Since then, the situation has only gotten worse. Last year there was public outrage at the Supreme Court’s decision in Burwell v. Hobby Lobby, which upheld claims under the Religious Freedom Restoration Act that a closely held company did not have to supply contraceptives to its female employees in a fashion inconsistent with its owners’ religious beliefs. And more recently, claims for religious autonomy have been crushed in state court decisions that have fined individuals who have refused on religious grounds to make wedding cakes for same sex couples. No one seems to be concerned with the autonomy and dignity of those under the state’s thumb. They will have to abandon their chosen profession to honor their religious beliefs. I see no evidence that gay and lesbian rights advocates are prepared to back off of these statist claims.

The hard question is how Justice Kennedy—now the swing vote on all matters “fundamental”—thinks about this issue. Here the evidence is decidedly mixed. To be sure, his opinion in Obergefell talks about the importance of letting religions “teach” the central principles of their faith.

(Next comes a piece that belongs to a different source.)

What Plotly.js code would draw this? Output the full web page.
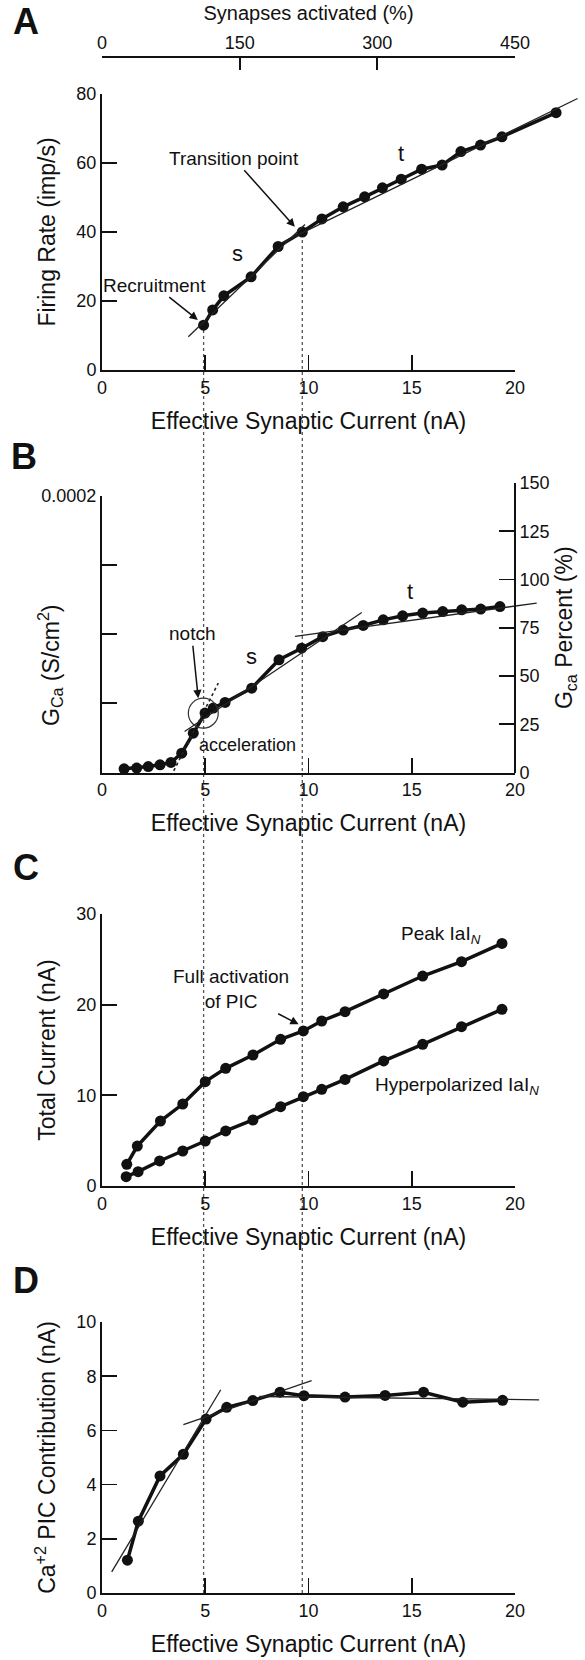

But as Justice Thomas’s dissent points out, a religion that is allowed to teach its beliefs may be forced to give up its tax-exempt status if it puts those beliefs into practice, and its adherents can be hounded by the state if they decide to run their personal lives in accordance with their religion. We thus face a serious risk in the aftermath of Obergefell: liberty in gay rights will turn out to be a one-way street. Some liberties will be guaranteed for some people while other liberties will be squashed for others. As I write, the gay rights movement is gearing up to expand the scope of the antidiscrimination laws in housing and labor markets.

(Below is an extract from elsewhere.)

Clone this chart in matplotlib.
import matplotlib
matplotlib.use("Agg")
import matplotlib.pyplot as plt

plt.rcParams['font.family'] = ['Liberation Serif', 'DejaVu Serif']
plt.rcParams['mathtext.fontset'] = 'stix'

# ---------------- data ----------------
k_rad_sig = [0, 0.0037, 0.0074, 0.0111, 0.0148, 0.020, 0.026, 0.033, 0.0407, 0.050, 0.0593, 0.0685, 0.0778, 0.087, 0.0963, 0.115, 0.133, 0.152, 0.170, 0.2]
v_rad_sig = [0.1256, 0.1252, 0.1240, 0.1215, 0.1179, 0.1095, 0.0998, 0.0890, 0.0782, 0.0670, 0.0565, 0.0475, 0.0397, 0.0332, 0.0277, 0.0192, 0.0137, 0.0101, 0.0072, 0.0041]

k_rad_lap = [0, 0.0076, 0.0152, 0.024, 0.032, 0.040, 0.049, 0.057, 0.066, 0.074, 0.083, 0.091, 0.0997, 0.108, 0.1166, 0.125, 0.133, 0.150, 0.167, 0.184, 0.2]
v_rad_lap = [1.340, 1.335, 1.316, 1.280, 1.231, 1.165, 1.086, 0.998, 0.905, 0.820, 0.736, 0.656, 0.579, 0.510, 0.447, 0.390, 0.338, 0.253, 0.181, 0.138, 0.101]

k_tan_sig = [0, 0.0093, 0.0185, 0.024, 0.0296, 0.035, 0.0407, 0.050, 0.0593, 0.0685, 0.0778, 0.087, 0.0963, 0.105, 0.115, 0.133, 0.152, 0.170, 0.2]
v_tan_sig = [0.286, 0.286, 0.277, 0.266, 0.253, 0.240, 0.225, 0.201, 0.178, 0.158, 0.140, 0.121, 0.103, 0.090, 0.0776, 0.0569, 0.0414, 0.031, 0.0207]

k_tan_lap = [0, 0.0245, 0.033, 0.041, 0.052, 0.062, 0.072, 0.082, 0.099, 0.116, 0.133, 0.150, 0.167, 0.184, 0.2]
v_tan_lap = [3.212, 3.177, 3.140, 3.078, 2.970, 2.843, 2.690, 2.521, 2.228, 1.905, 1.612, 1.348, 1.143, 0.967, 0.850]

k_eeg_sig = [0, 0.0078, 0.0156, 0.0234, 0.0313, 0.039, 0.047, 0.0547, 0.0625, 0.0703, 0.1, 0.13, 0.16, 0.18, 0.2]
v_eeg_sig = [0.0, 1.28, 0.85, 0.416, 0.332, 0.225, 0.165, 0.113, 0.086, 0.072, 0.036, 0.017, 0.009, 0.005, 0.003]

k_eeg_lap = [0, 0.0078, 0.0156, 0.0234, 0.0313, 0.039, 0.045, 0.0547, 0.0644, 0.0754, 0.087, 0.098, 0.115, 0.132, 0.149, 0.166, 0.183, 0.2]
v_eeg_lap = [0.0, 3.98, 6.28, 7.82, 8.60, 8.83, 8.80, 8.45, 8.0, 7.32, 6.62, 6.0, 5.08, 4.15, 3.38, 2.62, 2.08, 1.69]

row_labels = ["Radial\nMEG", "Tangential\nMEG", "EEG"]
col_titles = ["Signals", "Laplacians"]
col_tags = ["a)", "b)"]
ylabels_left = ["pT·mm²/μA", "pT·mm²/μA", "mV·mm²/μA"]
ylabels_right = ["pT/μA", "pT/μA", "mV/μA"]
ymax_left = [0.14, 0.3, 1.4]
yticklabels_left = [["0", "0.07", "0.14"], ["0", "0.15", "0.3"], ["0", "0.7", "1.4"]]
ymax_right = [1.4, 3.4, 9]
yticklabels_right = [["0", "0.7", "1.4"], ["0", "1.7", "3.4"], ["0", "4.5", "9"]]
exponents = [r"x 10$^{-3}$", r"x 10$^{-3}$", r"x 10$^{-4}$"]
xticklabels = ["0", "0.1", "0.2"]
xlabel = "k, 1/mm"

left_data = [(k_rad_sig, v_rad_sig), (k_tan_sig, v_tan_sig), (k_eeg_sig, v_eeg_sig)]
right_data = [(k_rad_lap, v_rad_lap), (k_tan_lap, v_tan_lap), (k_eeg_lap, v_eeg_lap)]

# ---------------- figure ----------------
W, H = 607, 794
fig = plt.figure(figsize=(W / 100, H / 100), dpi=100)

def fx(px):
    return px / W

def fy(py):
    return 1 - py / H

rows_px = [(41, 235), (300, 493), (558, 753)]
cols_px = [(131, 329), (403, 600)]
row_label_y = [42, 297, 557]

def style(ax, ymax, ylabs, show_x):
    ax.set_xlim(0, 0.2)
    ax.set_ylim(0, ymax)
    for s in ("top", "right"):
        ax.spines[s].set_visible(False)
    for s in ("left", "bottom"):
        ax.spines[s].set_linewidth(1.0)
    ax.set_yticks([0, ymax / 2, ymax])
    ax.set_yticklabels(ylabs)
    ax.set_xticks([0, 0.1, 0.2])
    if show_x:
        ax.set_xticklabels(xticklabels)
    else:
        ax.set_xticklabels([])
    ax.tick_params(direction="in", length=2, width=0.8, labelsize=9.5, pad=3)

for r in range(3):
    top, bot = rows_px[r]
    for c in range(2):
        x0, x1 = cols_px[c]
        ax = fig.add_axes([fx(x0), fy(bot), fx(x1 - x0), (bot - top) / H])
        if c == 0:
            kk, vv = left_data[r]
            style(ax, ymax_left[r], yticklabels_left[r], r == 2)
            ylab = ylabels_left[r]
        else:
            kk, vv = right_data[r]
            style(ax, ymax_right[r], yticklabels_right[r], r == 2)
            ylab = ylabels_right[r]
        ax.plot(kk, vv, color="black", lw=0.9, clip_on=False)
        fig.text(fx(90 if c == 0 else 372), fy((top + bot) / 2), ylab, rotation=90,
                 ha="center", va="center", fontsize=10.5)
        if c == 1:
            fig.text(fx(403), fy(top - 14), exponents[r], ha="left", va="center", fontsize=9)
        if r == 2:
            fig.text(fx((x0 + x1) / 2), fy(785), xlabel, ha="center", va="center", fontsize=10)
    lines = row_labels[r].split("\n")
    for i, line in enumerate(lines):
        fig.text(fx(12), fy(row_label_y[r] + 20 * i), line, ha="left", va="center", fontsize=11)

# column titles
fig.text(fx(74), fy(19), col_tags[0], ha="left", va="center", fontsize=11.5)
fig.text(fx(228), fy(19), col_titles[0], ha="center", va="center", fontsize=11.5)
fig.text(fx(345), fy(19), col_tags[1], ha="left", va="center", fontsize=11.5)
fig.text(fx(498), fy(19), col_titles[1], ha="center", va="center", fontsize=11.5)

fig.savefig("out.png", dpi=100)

No one says that democratic theory is easy to understand. But there is nothing in the Kennedy opinion that offers any assurance that the religious beliefs and practices of the shrinking religious minority who are opposed to same-sex marriage will be respected by the Supreme Court. As a libertarian, I support same-sex marriage. As a libertarian, I fear the totalitarian overtones sounding from the next round of gay rights initiatives.